**Directive**
Only the lines from the top of the listing below to the line that has "import plotly.graph_objects as go" should be echoed, with both ends kept and pictures left out.
## Start Supplied data
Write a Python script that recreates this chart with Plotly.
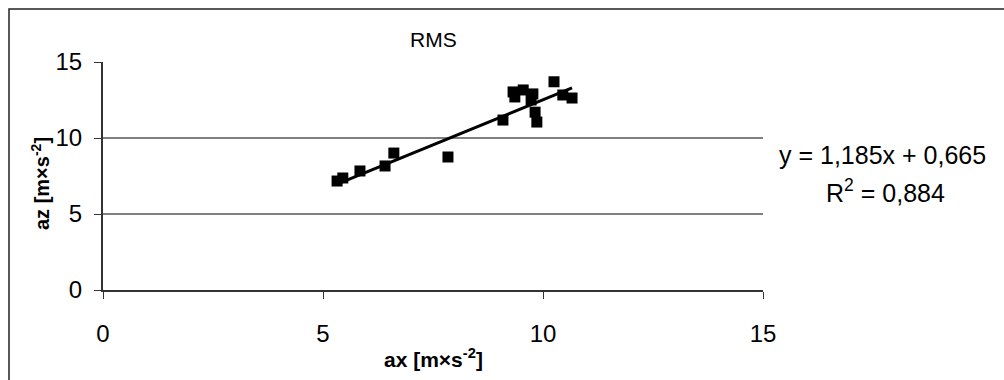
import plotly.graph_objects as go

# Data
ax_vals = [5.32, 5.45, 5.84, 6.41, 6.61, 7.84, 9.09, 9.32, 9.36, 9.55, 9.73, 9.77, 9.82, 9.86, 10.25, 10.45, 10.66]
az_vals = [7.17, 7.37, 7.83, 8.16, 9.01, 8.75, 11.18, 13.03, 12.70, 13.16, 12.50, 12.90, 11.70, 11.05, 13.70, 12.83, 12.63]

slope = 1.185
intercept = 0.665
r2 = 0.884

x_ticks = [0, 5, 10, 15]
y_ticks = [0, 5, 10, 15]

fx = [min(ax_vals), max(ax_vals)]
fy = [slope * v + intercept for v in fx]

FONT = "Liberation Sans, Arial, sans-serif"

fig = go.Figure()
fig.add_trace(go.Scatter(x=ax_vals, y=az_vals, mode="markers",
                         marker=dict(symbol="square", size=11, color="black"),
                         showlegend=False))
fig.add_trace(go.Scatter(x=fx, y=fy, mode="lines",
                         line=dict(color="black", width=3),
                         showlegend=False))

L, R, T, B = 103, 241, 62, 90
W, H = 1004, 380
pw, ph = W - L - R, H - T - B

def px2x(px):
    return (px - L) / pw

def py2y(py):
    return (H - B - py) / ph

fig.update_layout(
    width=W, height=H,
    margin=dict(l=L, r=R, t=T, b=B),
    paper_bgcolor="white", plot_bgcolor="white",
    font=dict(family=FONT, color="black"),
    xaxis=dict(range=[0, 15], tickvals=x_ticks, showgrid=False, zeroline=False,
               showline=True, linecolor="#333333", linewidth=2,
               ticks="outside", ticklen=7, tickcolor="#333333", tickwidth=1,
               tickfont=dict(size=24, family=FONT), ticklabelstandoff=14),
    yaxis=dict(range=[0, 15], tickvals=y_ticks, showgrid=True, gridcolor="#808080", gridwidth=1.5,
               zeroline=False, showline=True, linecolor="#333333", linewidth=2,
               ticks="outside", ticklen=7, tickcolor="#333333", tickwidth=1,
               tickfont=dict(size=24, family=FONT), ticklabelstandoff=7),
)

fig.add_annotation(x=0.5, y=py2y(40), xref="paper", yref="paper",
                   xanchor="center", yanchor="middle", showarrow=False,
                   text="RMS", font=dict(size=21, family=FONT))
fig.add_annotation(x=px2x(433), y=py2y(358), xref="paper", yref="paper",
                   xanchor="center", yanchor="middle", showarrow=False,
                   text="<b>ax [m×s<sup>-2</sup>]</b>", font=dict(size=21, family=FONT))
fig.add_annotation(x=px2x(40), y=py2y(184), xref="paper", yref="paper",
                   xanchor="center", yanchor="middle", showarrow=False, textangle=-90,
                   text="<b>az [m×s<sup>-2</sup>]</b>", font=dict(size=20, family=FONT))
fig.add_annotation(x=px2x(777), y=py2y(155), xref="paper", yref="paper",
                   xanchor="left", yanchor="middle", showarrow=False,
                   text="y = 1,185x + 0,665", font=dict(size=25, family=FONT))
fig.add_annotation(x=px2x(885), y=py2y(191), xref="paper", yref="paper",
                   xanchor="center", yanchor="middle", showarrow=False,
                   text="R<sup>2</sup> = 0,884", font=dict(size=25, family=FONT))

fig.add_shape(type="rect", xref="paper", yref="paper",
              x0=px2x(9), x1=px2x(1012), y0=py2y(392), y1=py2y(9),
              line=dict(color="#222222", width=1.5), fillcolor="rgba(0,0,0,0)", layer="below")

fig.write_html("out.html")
## End Supplied data
**Answer to this exercise**
Write a Python script that recreates this chart with Plotly.
import plotly.graph_objects as go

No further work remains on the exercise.